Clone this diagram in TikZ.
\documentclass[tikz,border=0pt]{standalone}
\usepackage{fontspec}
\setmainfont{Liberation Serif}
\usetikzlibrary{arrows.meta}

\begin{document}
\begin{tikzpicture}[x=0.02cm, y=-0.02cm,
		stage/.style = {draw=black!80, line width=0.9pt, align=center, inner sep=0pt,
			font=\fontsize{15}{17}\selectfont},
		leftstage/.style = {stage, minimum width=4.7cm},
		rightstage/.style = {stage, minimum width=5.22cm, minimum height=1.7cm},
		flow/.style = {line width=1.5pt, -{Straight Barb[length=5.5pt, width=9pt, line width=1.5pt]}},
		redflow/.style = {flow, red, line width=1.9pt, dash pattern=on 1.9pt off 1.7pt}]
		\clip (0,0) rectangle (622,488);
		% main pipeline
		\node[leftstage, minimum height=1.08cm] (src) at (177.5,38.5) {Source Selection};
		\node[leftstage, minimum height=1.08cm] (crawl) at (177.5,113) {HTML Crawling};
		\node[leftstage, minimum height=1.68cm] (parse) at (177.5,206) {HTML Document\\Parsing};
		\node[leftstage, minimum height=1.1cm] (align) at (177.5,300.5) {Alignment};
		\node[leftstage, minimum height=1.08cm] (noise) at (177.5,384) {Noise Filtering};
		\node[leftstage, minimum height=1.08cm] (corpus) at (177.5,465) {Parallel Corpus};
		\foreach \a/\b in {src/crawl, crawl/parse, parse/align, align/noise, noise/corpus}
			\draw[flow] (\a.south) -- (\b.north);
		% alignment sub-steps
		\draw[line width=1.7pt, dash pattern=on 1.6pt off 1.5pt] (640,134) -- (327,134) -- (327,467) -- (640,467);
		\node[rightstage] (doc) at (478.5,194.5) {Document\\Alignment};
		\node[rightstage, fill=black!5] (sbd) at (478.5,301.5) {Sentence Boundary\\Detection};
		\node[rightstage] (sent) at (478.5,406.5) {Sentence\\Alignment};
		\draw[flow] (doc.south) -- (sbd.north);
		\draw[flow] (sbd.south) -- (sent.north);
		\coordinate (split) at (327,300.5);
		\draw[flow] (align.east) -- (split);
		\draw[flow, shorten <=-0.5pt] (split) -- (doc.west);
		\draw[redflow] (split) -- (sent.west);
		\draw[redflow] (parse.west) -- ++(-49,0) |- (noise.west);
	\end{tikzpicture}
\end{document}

--

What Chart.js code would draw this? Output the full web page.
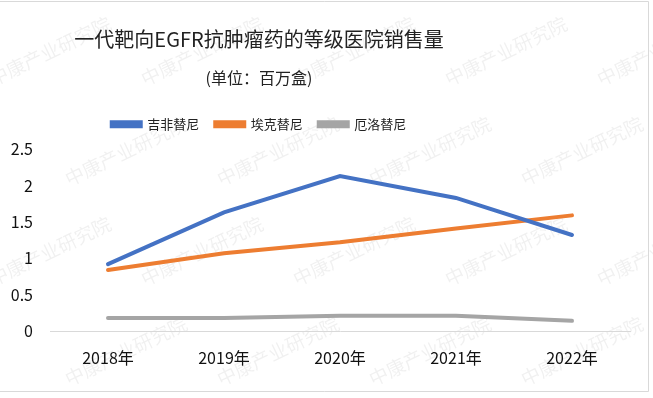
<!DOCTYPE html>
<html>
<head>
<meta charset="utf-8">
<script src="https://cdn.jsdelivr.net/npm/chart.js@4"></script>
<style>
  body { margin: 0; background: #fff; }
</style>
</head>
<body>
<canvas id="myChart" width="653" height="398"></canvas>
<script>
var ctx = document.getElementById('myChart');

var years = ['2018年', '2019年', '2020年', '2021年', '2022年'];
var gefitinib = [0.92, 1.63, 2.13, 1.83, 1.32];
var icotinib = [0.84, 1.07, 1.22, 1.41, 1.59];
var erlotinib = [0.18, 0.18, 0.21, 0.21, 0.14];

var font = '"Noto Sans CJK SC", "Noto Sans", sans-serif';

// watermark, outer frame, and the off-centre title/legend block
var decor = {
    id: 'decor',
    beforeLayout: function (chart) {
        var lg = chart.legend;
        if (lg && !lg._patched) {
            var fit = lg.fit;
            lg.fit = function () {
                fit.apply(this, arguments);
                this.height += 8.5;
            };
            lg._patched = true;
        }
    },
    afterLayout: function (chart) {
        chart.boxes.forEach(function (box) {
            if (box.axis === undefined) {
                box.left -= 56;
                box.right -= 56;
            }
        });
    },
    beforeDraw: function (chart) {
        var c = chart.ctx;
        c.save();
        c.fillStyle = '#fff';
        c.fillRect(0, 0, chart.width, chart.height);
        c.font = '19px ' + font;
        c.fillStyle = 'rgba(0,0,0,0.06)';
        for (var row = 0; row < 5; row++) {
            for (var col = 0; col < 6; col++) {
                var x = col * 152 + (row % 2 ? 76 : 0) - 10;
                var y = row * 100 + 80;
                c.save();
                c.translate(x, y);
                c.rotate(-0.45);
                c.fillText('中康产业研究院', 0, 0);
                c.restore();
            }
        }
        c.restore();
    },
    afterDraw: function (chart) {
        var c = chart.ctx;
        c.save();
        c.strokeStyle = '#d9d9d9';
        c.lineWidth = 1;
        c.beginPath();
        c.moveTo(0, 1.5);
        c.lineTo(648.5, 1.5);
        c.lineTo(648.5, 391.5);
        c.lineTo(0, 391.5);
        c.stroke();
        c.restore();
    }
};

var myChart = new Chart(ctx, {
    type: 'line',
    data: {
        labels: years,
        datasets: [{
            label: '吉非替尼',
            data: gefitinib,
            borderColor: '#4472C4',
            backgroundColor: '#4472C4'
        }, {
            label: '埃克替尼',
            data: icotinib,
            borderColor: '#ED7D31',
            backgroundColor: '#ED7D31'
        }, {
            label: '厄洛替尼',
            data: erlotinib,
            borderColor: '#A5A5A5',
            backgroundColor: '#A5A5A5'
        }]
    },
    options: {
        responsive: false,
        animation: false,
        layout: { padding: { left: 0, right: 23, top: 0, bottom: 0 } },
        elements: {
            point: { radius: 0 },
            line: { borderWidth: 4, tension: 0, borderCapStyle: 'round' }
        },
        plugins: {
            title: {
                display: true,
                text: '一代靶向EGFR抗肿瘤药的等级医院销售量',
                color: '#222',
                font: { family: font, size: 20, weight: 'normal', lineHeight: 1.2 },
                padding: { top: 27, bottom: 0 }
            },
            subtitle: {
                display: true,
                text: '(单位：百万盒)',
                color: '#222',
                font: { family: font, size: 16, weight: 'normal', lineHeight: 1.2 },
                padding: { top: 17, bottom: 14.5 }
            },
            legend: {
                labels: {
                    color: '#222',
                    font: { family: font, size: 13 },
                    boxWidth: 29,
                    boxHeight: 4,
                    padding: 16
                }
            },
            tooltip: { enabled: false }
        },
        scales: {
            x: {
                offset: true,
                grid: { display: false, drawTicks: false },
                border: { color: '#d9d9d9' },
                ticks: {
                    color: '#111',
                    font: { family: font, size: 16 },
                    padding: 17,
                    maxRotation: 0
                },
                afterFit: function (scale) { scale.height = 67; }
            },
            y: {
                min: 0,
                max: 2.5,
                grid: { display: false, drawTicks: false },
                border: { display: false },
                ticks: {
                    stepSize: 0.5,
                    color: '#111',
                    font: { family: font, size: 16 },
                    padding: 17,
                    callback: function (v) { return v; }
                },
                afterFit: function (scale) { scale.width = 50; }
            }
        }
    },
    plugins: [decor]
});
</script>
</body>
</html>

* * *

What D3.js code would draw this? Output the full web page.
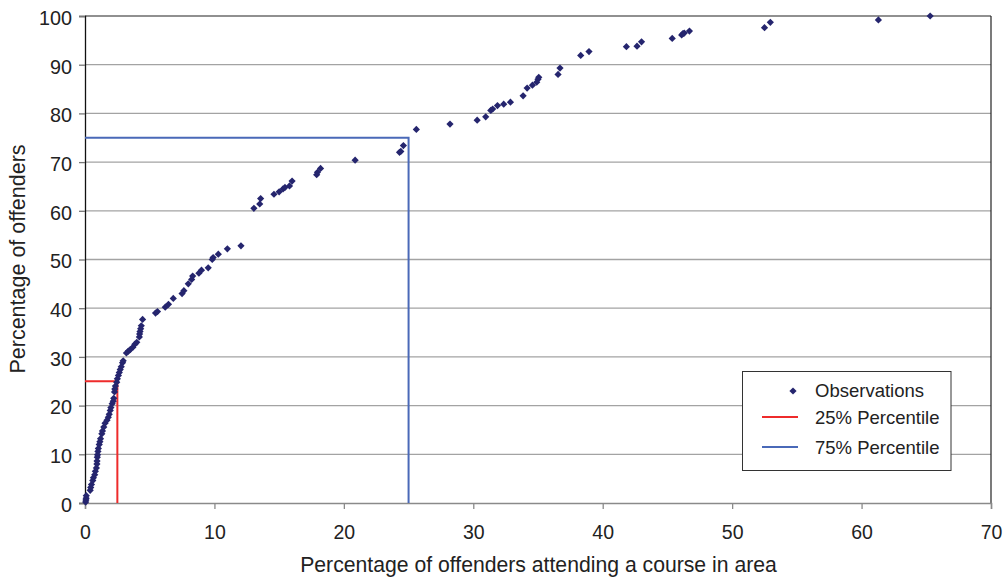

→ **PROBLEM TO SOLVE**: Report the number of lines that contain "page", with no other words.

→ **RESPONSE FOR THIS EXERCISE**: 2